Natural gas prices in the Marcellus weakened considerably in the second quarter as cooler temperatures resulted in lower than expected demand for gas-fired power generation. When combined with an estimated net supply increase of over 1.5 Bcf/day in the Northeast U.S. relative to last year, regional spot price differentials to NYMEX in the Marcellus widened from an average of approximately US$0.88/Mcf below NYMEX in April to as much as US$2.30/Mcf below NYMEX in June. Approximately 56% of our Marcellus production during the quarter was exposed to these regional spot prices contributing to our realized Marcellus price differential of US$1.50/Mcf below NYMEX for the quarter. We now expect an annual realized Marcellus price differential of US$1.35/Mcf below NYMEX for 2014.

Foreign Exchange

The majority of our oil and gas sales are based on U.S. dollar denominated indices, and a weaker Canadian dollar relative to the U.S. dollar increases the amount of our realized sales. Following a rapid depreciation of the Canadian dollar in the first quarter of 2014, the dollar regained some ground in the second quarter supported by higher oil prices and rising inflation. After reaching a low of 1.1251 near the close of the first quarter, the Canadian dollar rose to 1.0676 at June 30, 2014. As the dollar weakened in the first quarter, we entered into costless collars on our oil and gas sales to protect a portion of our anticipated revenues at favorable exchange rates.

Price Risk Management

We have a price risk management program that considers our overall financial position, the economics of our capital program and potential acquisitions. We have increased our crude oil hedges significantly since last quarter. As of July 23, 2014 we have swapped an average of 21,000 bbls/day from July 1, 2014 to December 31, 2014 at an average price of US$95.42/bbl, which represents approximately 68% of our forecasted net crude oil production after royalties. For the first half of 2015, we have swapped 15,500 bbls/day at an average price of US$93.58/bbl, which represents approximately 50% of our forecasted net crude oil production after royalties. Additionally, we have 8,000 bbls/d swapped for the second half of 2015 at an average price of US$93.86/bbl, which represents approximately 26% of our forecasted net crude oil production after royalties.

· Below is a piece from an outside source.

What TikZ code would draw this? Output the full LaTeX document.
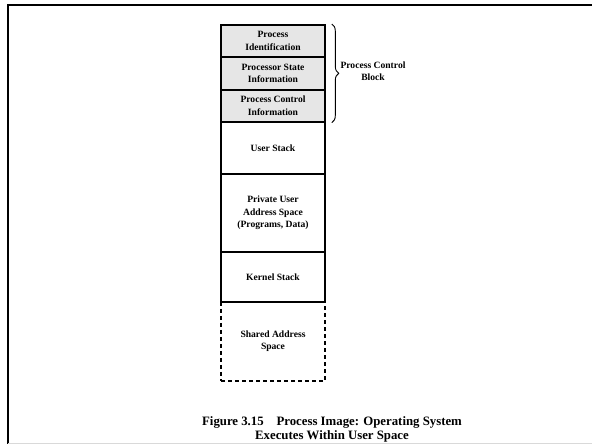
\documentclass[tikz,border=0pt]{standalone}
\usepackage{fontspec}
\setmainfont{Liberation Serif}
\usetikzlibrary{decorations.pathreplacing}
\definecolor{pcbgray}{HTML}{E6E6E6}
\tikzset{
  seg/.style={draw=black, line width=1.6pt, minimum width=104pt, inner sep=0pt, align=center,
    font=\fontsize{9.6}{12.5}\selectfont\bfseries, anchor=north},
  pcb/.style={seg, fill=pcbgray},
  shared/.style={seg, dashed, dash pattern=on 4pt off 3pt},
  frameline/.style={line width=2.4pt, black},
  captionstyle/.style={font=\fontsize{12.8}{13.5}\selectfont\bfseries, align=center, inner sep=1pt}
}
\begin{document}
\begin{tikzpicture}[x=1pt,y=-1pt]
\useasboundingbox (0,0) rectangle (592,444);
\fill[white] (0,0) rectangle (592,444);
% frame
\coordinate (ftl) at (8,5);
\coordinate (ftr) at (592,5);
\coordinate (fbl) at (8,444);
\draw[frameline] (ftr) -- (ftl) -- (fbl);
\coordinate (bl) at (8,443);
\coordinate (br) at (592,443);
\draw[line width=1pt, black!15] (bl) -- (br);
% stack
\node[pcb, minimum height=32pt] (pi) at (273,24) {Process\\Identification};
\node[pcb, minimum height=33pt] (psi) at (273,56) {Processor State\\Information};
\node[pcb, minimum height=32pt] (pci) at (273,89) {Process Control\\Information};
\node[seg, minimum height=52pt] (us) at (273,121) {User Stack};
\node[seg, minimum height=78pt] (pu) at (273,173) {Private User\\Address Space\\(Programs, Data)};
\node[seg, minimum height=50pt] (ks) at (273,251) {Kernel Stack};
\node[shared, minimum height=79pt] (sa) at (273,301) {Shared Address\\Space};
% brace
\coordinate (bt) at ([xshift=6pt]pi.north east);
\coordinate (bb) at ([xshift=6pt]pci.south east);
\draw[line width=0.9pt, decorate, decoration={brace, amplitude=7pt}] (bt) -- (bb);
\node[font=\fontsize{9.6}{12.5}\selectfont\bfseries, align=center] (pcblabel) at (373,71) {Process Control\\Block};
% caption
\node[captionstyle, anchor=south] (cap) at (332,443) {Figure 3.15\hspace{1em}Process Image: Operating System\\Executes Within User Space};
\end{tikzpicture}
\end{document}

We have entered into WCS differential swap positions for 2014 to manage our exposure to widening heavy crude oil differentials. These differential swaps have been fixed at an average price of WTI less a fixed spread of US$21.00/bbl on 3,000 bbls/day from July through September of 2014 and 4,000 bbls/day from October through December of 2014. We have also entered into 3,000 bbl/day of Brent-WTI differential swap positions for the remainder of 2014 to shift some of our WTI price exposure to Brent based pricing, selling WTI at an average of 92.63% of Brent pricing.

As of July 23, 2014 we have downside protection on approximately 50% of our forecasted natural gas production after royalties for the remainder of 2014 consisting of NYMEX swaps at US$4.14/Mcf on 28% of production, NYMEX collars at US$4.30 – $5.08/Mcf on 11% of production and AECO swaps at an average price of $4.25/Mcf on 11% of production. Overall for 2015, we have downside protection on approximately 23% of our forecasted annual natural gas production after royalties comprised of NYMEX swaps at an average price of US$4.26/Mcf on 20% of production and NYMEX collars in the first quarter at US$4.53 -$5.53/Mcf on 3% of forecasted annual production.

We have foreign exchange costless collars in place to hedge a floor exchange rate on a portion of our U.S. dollar denominated oil and gas sales and to participate in some upside potential in the event the Canadian dollar continues to weaken. As of July 23, 2014 we have US$12.0 million per month hedged for the remainder of 2014 at an average USD/CDN floor of 1.1046, ceiling of 1.1558 and conditional ceiling of 1.1198. Under these contracts, if the monthly foreign exchange rate settles above the ceiling rate the conditional ceiling is used to determine the settlement amount. For 2015, we have US$12.0 million per month hedged at an average USD/CDN floor of 1.1083, ceiling of 1.1900 and conditional ceiling of 1.1254. During the second quarter, we recorded cash gains of $0.4 million and non-cash mark-to-market gains of $6.7 million on the contracts.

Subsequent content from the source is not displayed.